Regarding workloads, note that different requirements apply to different functions. Most important here is whether the function being outsourced is “critical or important”. A critical or important function is one whose failure would “materially impair the continuing compliance of a firm”. Undertake a discovery assessment so you know what workloads you have where and what level of material importance they carry.

 

When it comes to creating a tested plan for moving to a different provider, one suggested method is:

  1. Identify a small, low-risk workload in your organisations existing cloud that would make a good candidate for an experimental migration to a new cloud
  2. Execute the experimental low-risk migration
  3. Whether you fail or succeed: learn from what went well and what didn’t go so well
  4. Apply the lessons learned to the next experiment
  5. Continue experimenting, scaling the migration more widely each time
  6. Write up the results of your experiments into a documented strategy along with evidence of the experiments
  7. Consult with the FCA to see if they approve of your battle-tested strategy!

 

Being transparent is a crucial part of an effective engineering culture and here it applies as much externally as internally. Update the FCA frequently and ensure a tight feedback loop between them and your cloud teams.

 

Reduce Data and Security Risk 

How you approach data and security are critical when it comes to reducing risk. Firms “should carry out a security risk assessment that includes the service provider and the technology assets administered by the firm … [c]onsider data sensitivity and how the data are transmitted, stored and encrypted, where necessary”.

Regarding security readiness for public cloud, a poorly thought-out method is taking existing ‘on-premise’ security and compliance controls and enforcing them in a cloud environment.

As part of a cloud adoption strategy, businesses should consider which of your existing security controls should be adopted, which should be adapted, and which should be retired. Using frameworks such as the Cloud Security Alliance (CSA), Centre for Internet Security (CIS) and National Institute for Standards Technology (NIST) and embedding these using practices such as compliance-as-code will provide organisations with a consistent security pattern that can be applied across each of the major cloud providers, in turn establishing a heterogeneous way of handling security in the cloud.

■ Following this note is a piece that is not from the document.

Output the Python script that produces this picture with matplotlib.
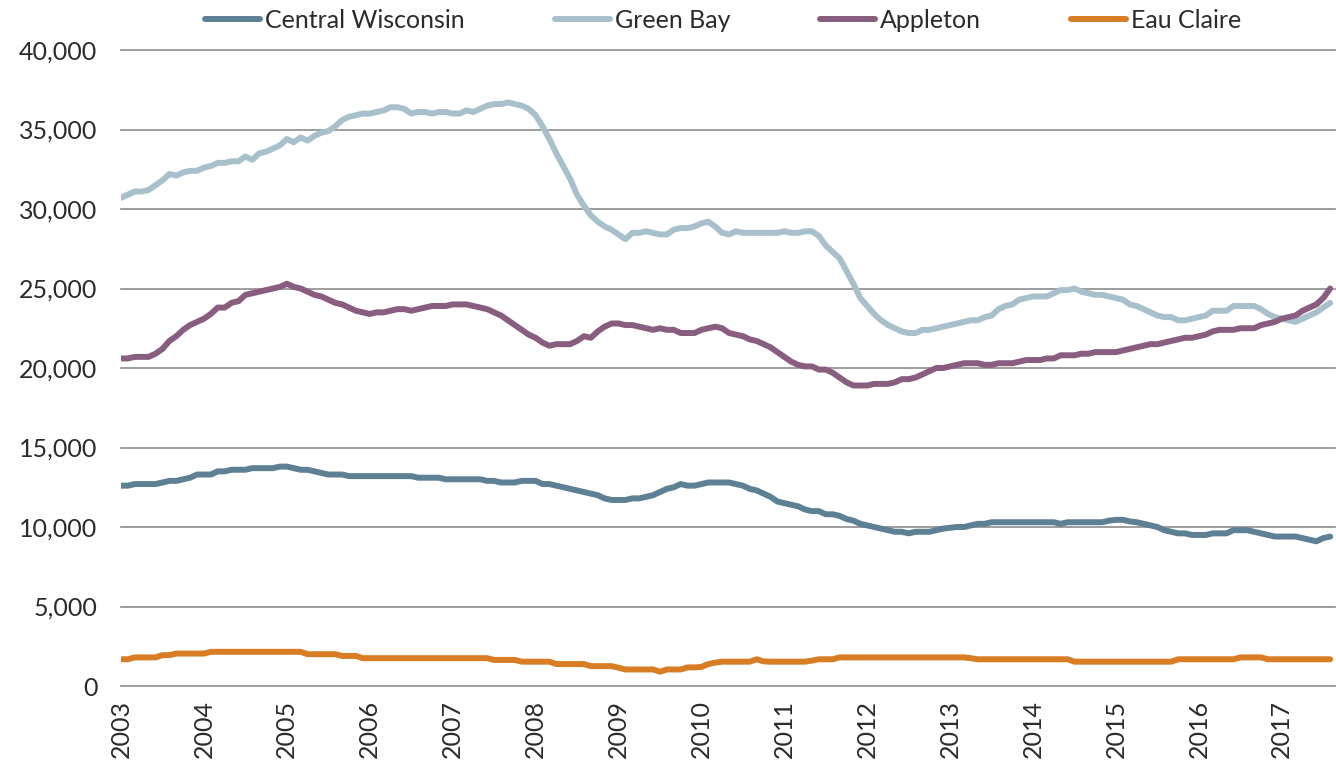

Regarding data, it’s important to build a view of data tiering and sensitivity of data you’re prepared to push into cloud. This assessment must be wide reaching and include a data residency policy, a data loss strategy, and a data segregation strategy.

 

Reduce Exit Risk

 What if you need to leave a cloud? Your organisation needs to be prepared. Regulations make it clear that you need a documented and tested exit strategy that will, crucially, enable you to meet the regulated level of service for a given workload.

Say, for example, that you had a critical payments system that regulations mandated be 99.99999% available, with a recovery point objective of zero. Your exit strategy would have to ensure that you can still meet this level of service, while you exit your cloud provider.

Achieving this goes back to having really good configuration management practices and architectural principles. No one wants to deal with a monolithic app here! Make sure all applications are as modular as possible, which will support incremental migration patterns to maintain system uptime.

Critical here is that when you are in negotiations with a cloud service provider that you have a contractual agreement in place that guarantees that they will help you to exit with minimal disruption and provide you with the required support to do so.

Most financial institutions are already considering embarking on a multi-cloud journey, however the FCA guidelines should be the prompt everyone needs to really get started. If organisations consider operational, concentration, data and exit risk, they can meet the FCA guidelines and ensure they are running a dependable, profitable and forward-thinking operation.